Even today, I felt like I was kicked while I was down. Or maybe it was a punch – a sucker punch. I was not expecting it at all and am pretty sure a boxing referee would easily have determined it a TKO – a technical knock out. I didn’t fall, out cold on the floor, like Bluto after being slugged by Popeye…but it was a mental KO for sure… and strike three in three weeks.
Anyway, after I spent some time cooling down and dreaming of driving to Cumby’s, our neighborhood convenience store, for a container of some frozen milky deliciousness, a former student popped into my mind.
I don’t need to take this one occurence in my day and carry it into my afternoon-evening-night-morning-next day! I could reach out to someone, just as she does when she needs a lift!
She has reached out to me various times over the past five years. As we know (or have experienced), all manner of events occur in a young person’s life and not all adolecents have direct access to a constant, dependable person. When these times arise, she doesn’t go down the rabbit hole, even if she wants to jump in feet first…
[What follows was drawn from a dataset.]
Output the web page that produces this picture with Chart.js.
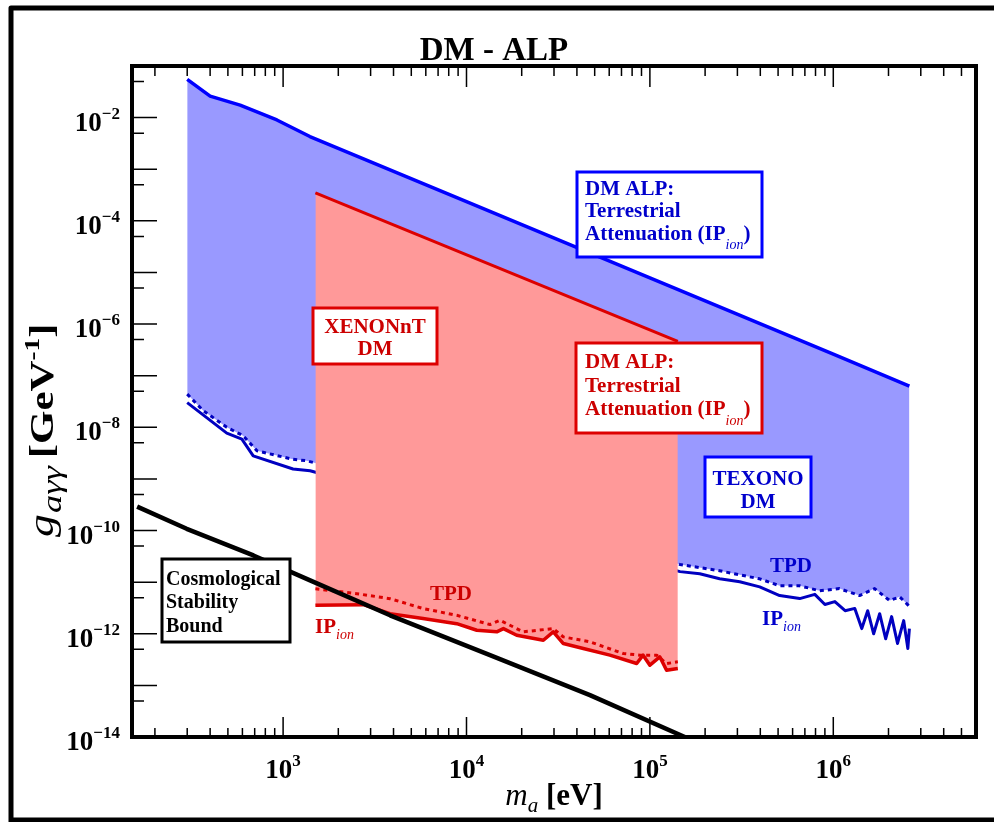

Instead, she makes the leap, back through time, back to a place that is familiar and constant. So I look in the mirror and think, really, Jodi? I pick up my phone and ring a friend.
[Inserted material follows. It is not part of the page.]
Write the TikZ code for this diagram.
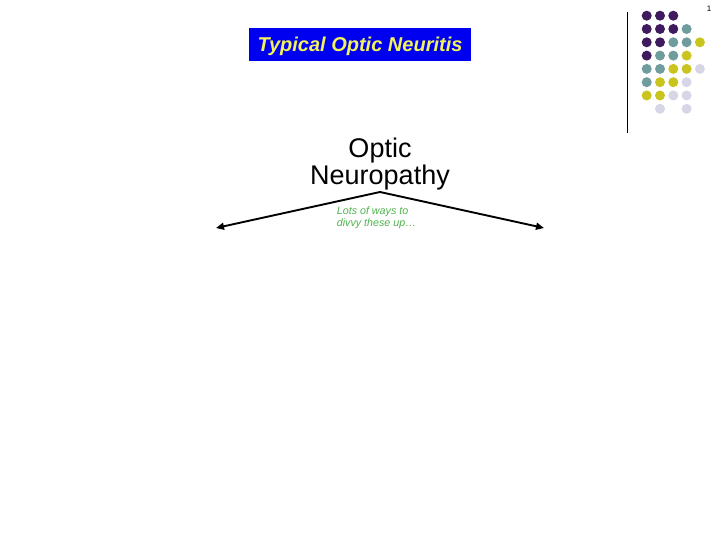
\documentclass[tikz,border=0pt]{standalone}
\usepackage{fontspec}
\setmainfont{Liberation Sans}
\usetikzlibrary{positioning,arrows.meta}
\definecolor{dotpurple}{HTML}{3F1A5E}
\definecolor{dotteal}{HTML}{6F9C9C}
\definecolor{dotyellow}{HTML}{C9C51E}
\definecolor{dotlilac}{HTML}{D6D6E6}
\definecolor{boxblue}{HTML}{0000F0}
\definecolor{titleyellow}{HTML}{F2F25A}
\definecolor{notegreen}{HTML}{4CB34C}

\begin{document}
\begin{tikzpicture}[x=1pt, y=-1pt, griddot/.style={circle, inner sep=0pt, minimum size=10pt}, branch/.style={-{Triangle[length=8pt, width=7pt]}, line width=1.9pt}]
  \useasboundingbox (0,0) rectangle (720,540);
  % corner decoration
  \foreach \c/\r/\col in {0/0/dotpurple, 1/0/dotpurple, 2/0/dotpurple,
      0/1/dotpurple, 1/1/dotpurple, 2/1/dotpurple, 3/1/dotteal,
      0/2/dotpurple, 1/2/dotpurple, 2/2/dotteal, 3/2/dotteal, 4/2/dotyellow,
      0/3/dotpurple, 1/3/dotteal, 2/3/dotteal, 3/3/dotyellow,
      0/4/dotteal, 1/4/dotteal, 2/4/dotyellow, 3/4/dotyellow, 4/4/dotlilac,
      0/5/dotteal, 1/5/dotyellow, 2/5/dotyellow, 3/5/dotlilac,
      0/6/dotyellow, 1/6/dotyellow, 2/6/dotlilac, 3/6/dotlilac,
      1/7/dotlilac, 3/7/dotlilac}
    \node[griddot, fill=\col] (dot\c\r) at (646.7+13.3*\c, 15.7+13.3*\r) {};
  \draw[line width=1pt] (627,12) -- (627,133);
  \node[font=\fontsize{8}{9}\selectfont, inner sep=0pt] (pagenum) at (709,9) {1};

  % title box
  \node[fill=boxblue, minimum width=222pt, minimum height=33pt, inner sep=0pt] (title) at (360,44.5) {};
  \node[text=titleyellow, font=\fontsize{20}{24}\selectfont\bfseries\itshape, inner sep=0pt] (titletext) at (360,46) {Typical Optic Neuritis};

  % tree top
  \coordinate (apex) at (380,192);
  \coordinate (leftend) at (216,228);
  \coordinate (rightend) at (544,228);
  \node[above=2pt of apex, inner sep=0pt, align=center, font=\fontsize{27}{27}\selectfont] (neuro) {Optic\\Neuropathy};
  \draw[branch] (apex) -- (leftend);
  \draw[branch] (apex) -- (rightend);
  \node[anchor=north west, inner sep=0pt, align=left, text=notegreen, font=\fontsize{10.7}{12}\selectfont\itshape] (note) at (336.7,206.5) {Lots of ways to\\divvy these up\ldots};
\end{tikzpicture}
\end{document}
I am inspired but this young lady, spanning the years to seek out the support she needs. Her strength and determination inspires me to look up for help, move past the bumps in the road, learn from tripping over them and leave them behind.
I am inspired by a parent. As a teacher of elementary and middle school students for 30 years, I have seen the drastic decline in parent support of teachers. Teachers seem to be under a warped magnifying glass by the general public. What does this magnifying glass see? The truth? Or the distorted sense of the word?
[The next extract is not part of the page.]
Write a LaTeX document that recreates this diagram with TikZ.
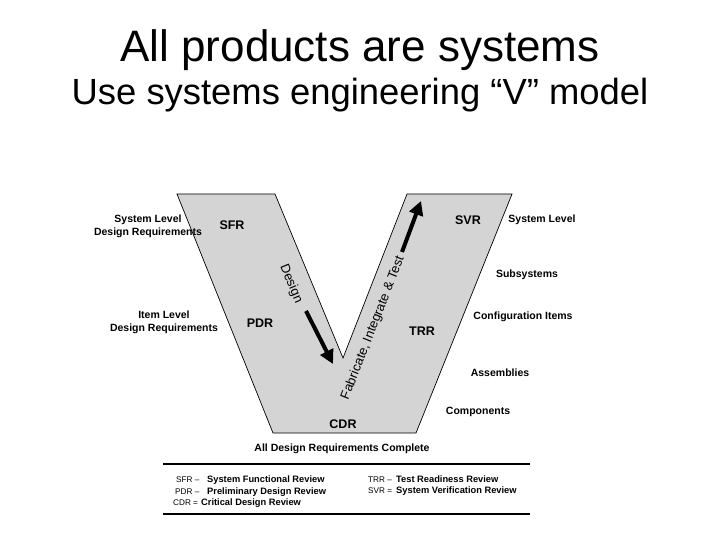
\documentclass[tikz,border=0pt]{standalone}
\usepackage{fontspec}
\setmainfont{Liberation Sans}
\usetikzlibrary{arrows.meta}
\definecolor{vgray}{RGB}{212,212,212}
\begin{document}
\begin{tikzpicture}[x=1pt,y=-1pt]
    \tikzstyle{title}=[inner sep=0pt, anchor=base, font=\fontsize{44}{50}\selectfont]
    \tikzstyle{subtitle}=[inner sep=0pt, anchor=base, font=\fontsize{36.4}{42}\selectfont]
    \tikzstyle{review}=[inner sep=0pt, font=\fontsize{12.5}{14}\selectfont\bfseries]
    \tikzstyle{level}=[inner sep=0pt, align=center, font=\fontsize{10.5}{13}\selectfont\bfseries]
    \tikzstyle{phase}=[inner sep=0pt, font=\fontsize{13}{15}\selectfont]
    \tikzstyle{key}=[inner sep=0pt, anchor=base west, font=\fontsize{9.3}{11}\selectfont\bfseries]
    \tikzstyle{abbr}=[inner sep=0pt, anchor=base west, font=\fontsize{8.2}{10}\selectfont]
    \tikzstyle{flow}=[line width=4pt, -{Triangle[length=14pt,width=14pt]}]
    \tikzstyle{vee}=[draw=black, line width=0.7pt, fill=vgray]
    \tikzstyle{rule}=[line width=1.1pt]

    \useasboundingbox (0,0) rectangle (720,540);

    \node[title] (t1) at (360,62) {All products are systems};
    \node[subtitle] (t2) at (360,105) {Use systems engineering “V” model};

    % the V
    \path[vee] (177,194) -- (275,194) -- (343,358) -- (407,194) -- (512,194)
        -- (416,433) -- (273,433) -- cycle;

    \node[review] (sfr) at (232,225) {SFR};
    \node[review] (pdr) at (260,323) {PDR};
    \node[review] (cdr) at (343,424) {CDR};
    \node[review] (trr) at (422,331) {TRR};
    \node[review] (svr) at (468,220) {SVR};

    \node[phase, rotate=-67] (design) at (291,284) {Design};
    \node[phase, rotate=68.5] (fit) at (373,328) {Fabricate, Integrate \& Test};

    \coordinate (dtail) at (306,311);
    \coordinate (dtip) at (333,364);
    \coordinate (itail) at (402,252);
    \coordinate (itip) at (421,201);
    \path (dtail) edge[flow] (dtip);
    \path (itail) edge[flow] (itip);

    % levels
    \node[level] (sysreq) at (148,226.5) {System Level\\Design Requirements};
    \node[level] (itemreq) at (164,322.5) {Item Level\\Design Requirements};
    \node[level] (syslvl) at (542,220) {System Level};
    \node[level] (subsys) at (527,275) {Subsystems};
    \node[level] (config) at (523,317) {Configuration Items};
    \node[level] (assy) at (500,373) {Assemblies};
    \node[level] (comp) at (478,412) {Components};
    \node[level] (allreq) at (342,449) {All Design Requirements Complete};

    % key
    \coordinate (k1) at (163,464);
    \coordinate (k2) at (530,464);
    \coordinate (k3) at (163,514);
    \coordinate (k4) at (530,514);
    \path (k1) edge[rule] (k2);
    \path (k3) edge[rule] (k4);

    \node[abbr] (ksfr) at (176,482.5) {SFR –};
    \node[key] (ksfrt) at (207,482.5) {System Functional Review};
    \node[abbr] (kpdr) at (175,494.5) {PDR –};
    \node[key] (kpdrt) at (207,494.5) {Preliminary Design Review};
    \node[abbr] (kcdr) at (173,505.5) {CDR =};
    \node[key] (kcdrt) at (201,505.5) {Critical Design Review};
    \node[abbr] (ktrr) at (368,482.5) {TRR –};
    \node[key] (ktrrt) at (396,482.5) {Test Readiness Review};
    \node[abbr] (ksvr) at (368,493) {SVR =};
    \node[key] (ksvrt) at (396,493) {System Verification Review};
\end{tikzpicture}
\end{document}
This skewed view is seen on the television news and in newspapers, depicting teachers as lazy, over-paid bon-bon eating babysitters that hang out in the teachers’ lounges with summers off to frolick without a care in the world. Most recently this lens is depicted via a town community page of ‘concerned parents’ which is full of misinformed people shouting out their disgust at the schools and the teachers they entrust their very own children to for seven hours each day – longer than many of them spend with their own children on a daily basis. I’m not interested in defending my profession, nor am I an advocate of watching the “news” chosen to be reported on the popular networks, or reading gossip columns that trash talk under the guise of being concerned, but I am interested in sharing how I am inspired by one parent.
One parent, on this day, this 5352nd school day working with a group of the overall 6000+ students that I’ve worked with over the years, stood out in a way that I haven’t seen in a long time. This parent’s voice would have echoed the voices of hundreds of parents years ago, but not today. Today this parent stood strong, stood behind a teacher, stood up for a teacher, supported that teacher’s work, prior work and faith in her future work. This parent voiced her belief in the dedicated intention of this teacher, of her past work with one of her own children and the confidence that all of the positivity seen over and over again portrayed by this teacher occurs each day and will continue. She stood up, as an advocate for a teacher, at a time when teachers seem to have such small voices in our communities today.
Those few words held so much power and remind me of how a small effort of one parent can show teachers that they are supported. Although teachers may often feel defeated in this age of testing scores and staff cuts, I smile at the thought that this magnifying glass was polished. A clear picture of what is truly happening in schools by this teacher and thousands just like her – daily focused time and effort, supporting and teaching each and every student with enthusiasm and dedication. What a gift was given today!